= Unggumi =

Indigenous Australian people

The Unggumi, also written Ongkomi, are an Aboriginal Australian people of the Kimberley region of Western Australia.

==Country==
Norman Tindale estimated that the Unggumi's traditional territorial lands stretch over some 3,800 mi2, centered on the upper limestone range and plateaus in and around the Wunaamin Miliwundi Range. They occupied the area south of the Isdell River gorge, as far as the Lennard River and Chestnut Creek. Their western frontier was around the headwaters of the Robinson River.
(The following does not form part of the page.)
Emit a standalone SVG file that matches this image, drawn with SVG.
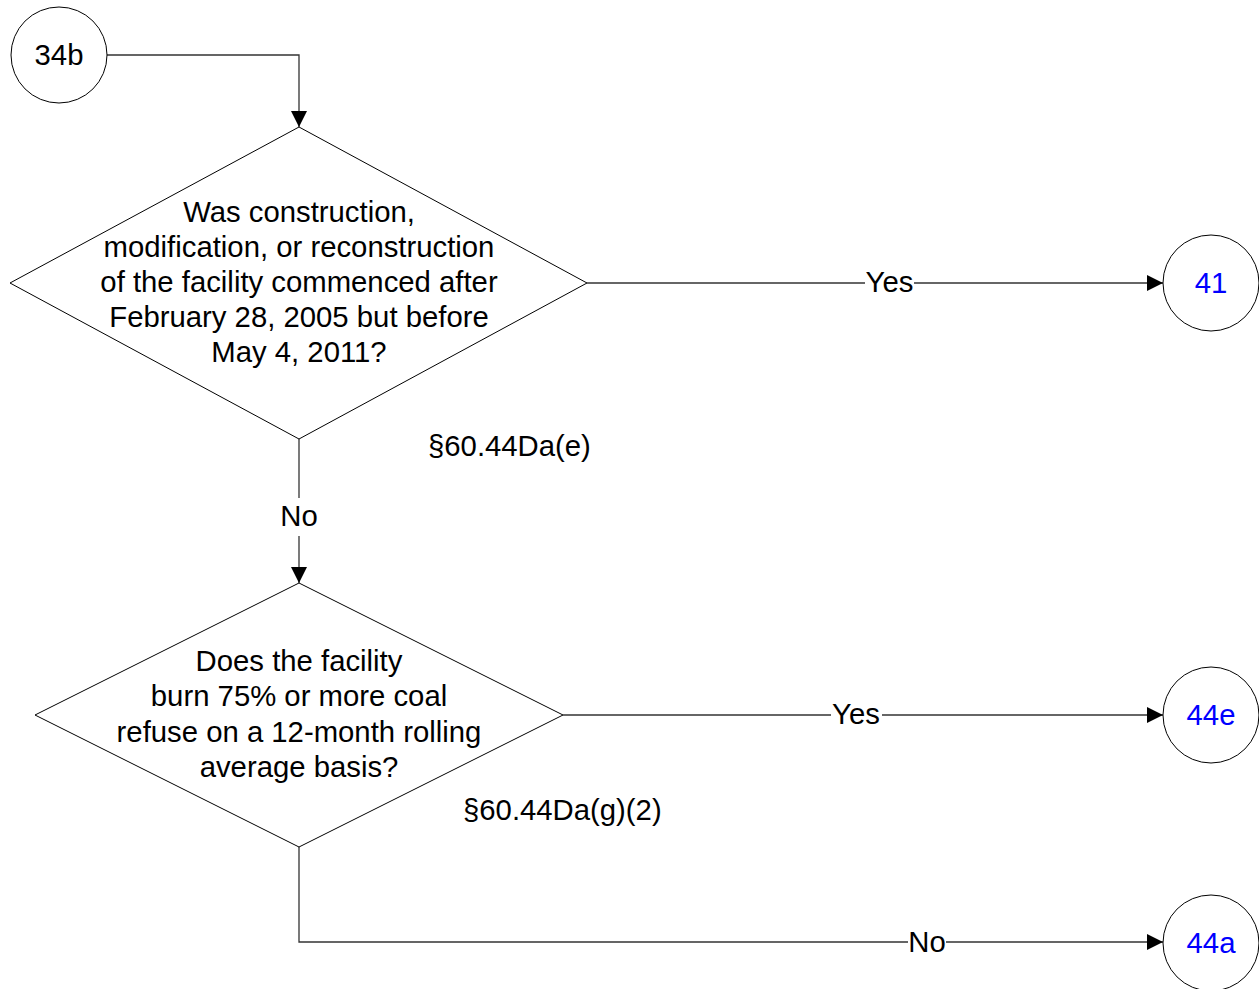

To the south east, they hunted as far as the Richenda River.

==History==
Tindale speculated on the basis of the nuances in their terminology for the cardinal points, that at one time the Unggumi had been a coastal people who had been driven by tribal pressures to seek sanctuary on the hard, inaccessible terrain of the upland ranges. The Ngarinjin lay northeast, the Wurla directly east, the Bunuba south-east the Nyigina directly south, while the Warrwa, and the Umiida lay on their western flank, between them and the sea.

==Alternative names==
- Ong Komi
- Wongkomi
- Ongaranjan
- Ungumi, Ungami
- Ngarangari – Ngarinjin exonym meaning 'top-dwelling', referring to their living on the top of the range
- Wunggumic, Ngarangari, Ong, Komi, Wongkami, Wongkomiy (language names)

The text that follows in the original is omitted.